UK injects £89m to fight malaria, other diseases in Nigeria

Health minister Adewole Isaac
Health minister Adewole Isaac
The United Kingdom (UK) through the Department for International Development (DfID) has invested about £89 million in the fight against malaria and other mosquito-related diseases in the country. Executive Director, Malaria Consortium, Charles Nelson stated this at a seminar on Support to National Malaria Programme (SUNMAP) end of programme in the country.
Nelson told journalists that “in the past 8 years (2008-2016), UK DfID has invested over 89 million pounds to support the malaria programme, in Nigeria since the past eight years.”
SuNMap is being supported by the UK government under DfID, and has projects across 10 states of the federation.
Also, National Coordinator, National Malaria Elimination Programme, Dr. Nnenna Ezeigwe said present low intake of scientific proven interventions by most Nigerians has been identified as the major factor militating against fast progress in the control of malaria in Nigeria. She explained that the purpose of the programme was to reach the general population, specifically the poorest and most vulnerable with evidence-based interventions that would help reduce mosquito-related diseases and the malaria burden.

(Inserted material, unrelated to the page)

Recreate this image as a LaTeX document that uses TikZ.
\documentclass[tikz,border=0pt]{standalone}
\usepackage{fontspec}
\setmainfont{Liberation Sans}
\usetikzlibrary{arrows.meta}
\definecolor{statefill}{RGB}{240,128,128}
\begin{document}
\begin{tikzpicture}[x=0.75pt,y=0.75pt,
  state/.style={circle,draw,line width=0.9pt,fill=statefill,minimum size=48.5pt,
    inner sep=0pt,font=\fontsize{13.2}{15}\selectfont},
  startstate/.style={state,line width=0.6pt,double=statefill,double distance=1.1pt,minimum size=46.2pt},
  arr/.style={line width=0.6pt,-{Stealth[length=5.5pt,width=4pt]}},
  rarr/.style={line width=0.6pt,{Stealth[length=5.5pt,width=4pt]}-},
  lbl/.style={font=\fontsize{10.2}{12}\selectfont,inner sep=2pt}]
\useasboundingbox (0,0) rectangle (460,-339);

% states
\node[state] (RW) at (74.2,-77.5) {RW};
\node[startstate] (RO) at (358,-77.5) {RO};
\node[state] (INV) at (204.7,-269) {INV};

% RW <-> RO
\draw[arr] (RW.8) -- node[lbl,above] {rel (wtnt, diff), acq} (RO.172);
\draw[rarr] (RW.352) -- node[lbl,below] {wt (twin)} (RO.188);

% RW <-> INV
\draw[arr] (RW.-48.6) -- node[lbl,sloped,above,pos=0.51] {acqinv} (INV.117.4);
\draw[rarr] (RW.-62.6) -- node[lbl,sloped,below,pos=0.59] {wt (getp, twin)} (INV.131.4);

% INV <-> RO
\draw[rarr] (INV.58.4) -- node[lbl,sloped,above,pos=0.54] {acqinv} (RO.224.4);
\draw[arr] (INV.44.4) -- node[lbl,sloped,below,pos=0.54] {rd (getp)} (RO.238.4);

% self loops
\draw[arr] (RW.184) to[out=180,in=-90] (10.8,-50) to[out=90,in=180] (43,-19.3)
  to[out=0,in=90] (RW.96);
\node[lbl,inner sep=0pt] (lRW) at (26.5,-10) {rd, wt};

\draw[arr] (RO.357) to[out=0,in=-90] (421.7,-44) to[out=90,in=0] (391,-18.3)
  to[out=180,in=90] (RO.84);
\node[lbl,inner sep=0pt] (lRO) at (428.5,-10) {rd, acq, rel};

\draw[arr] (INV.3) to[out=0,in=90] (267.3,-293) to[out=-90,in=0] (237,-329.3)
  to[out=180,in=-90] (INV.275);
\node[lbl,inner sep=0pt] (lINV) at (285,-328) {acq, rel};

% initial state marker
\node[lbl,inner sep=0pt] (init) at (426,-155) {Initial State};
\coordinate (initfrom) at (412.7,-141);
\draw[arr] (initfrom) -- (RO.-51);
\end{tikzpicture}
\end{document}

Ezeigwe bemoaned the Nigerians are reluctant in adopting the strategies and intervention, which according to her, had greatly hampered the progress in malaria control. She further called on Nigerians to always make sure they sleep on treated insecticidal nets every night to avoid mosquito bite.
“Low uptake of interventions is one of our problems that is militating fast progress in the fight against malaria. Currently, in some states, we have embarked on interpersonal communication strategies in the grassroots where we get communication experts to interact with people within the communities to let them understand the need to take the interventions that have been proven to be working.
“Individuals should embark on environmental management. Individuals should keep their environment clean and clear all bodies of water in the general environment.
They should observe general hygiene and always sleep under the net every night,” she stressed.
Country Director of Malaria Consortium, Dr. Kolawole Maxwell, disclosed that by the end of the project, through SuNMap alone, over 4 million insecticidal nets were procured and distributed in public facilities and an estimated 2.2 million nets were sold through the commercial sector.
“In terms of anti-malarial drugs, 5.6 million doses of sulphadoxine-pyrimethamine for prevention of malaria in pregnancy and 1.46 sp/amodiaquine distributed for seasonal malaria chemoprevention were distributed by project end.
“An estimated 2.7 million doses of artemisinin combination therapy (ACT) and 2.7 million malaria rapid diagnostic tests were procured and distributed and SunMap supported the sales of over five million ACTs through the commercial sector,” Maxwell said.
Commissioner for Health, Ogun State, Dr. Babatunde Ipaye highlighted the importance of deploying other strategies to curtail malaria scourge in the country. Ipaye harped on the involvement of rural communities in the implementation of the national strategy to eliminate the disease through effective monitoring.
The programme is currently being implemented in Lagos, Ogun, Enugu, Niger, Jigawa, Yobe, Kaduna, Katsina, Kano, Anambra.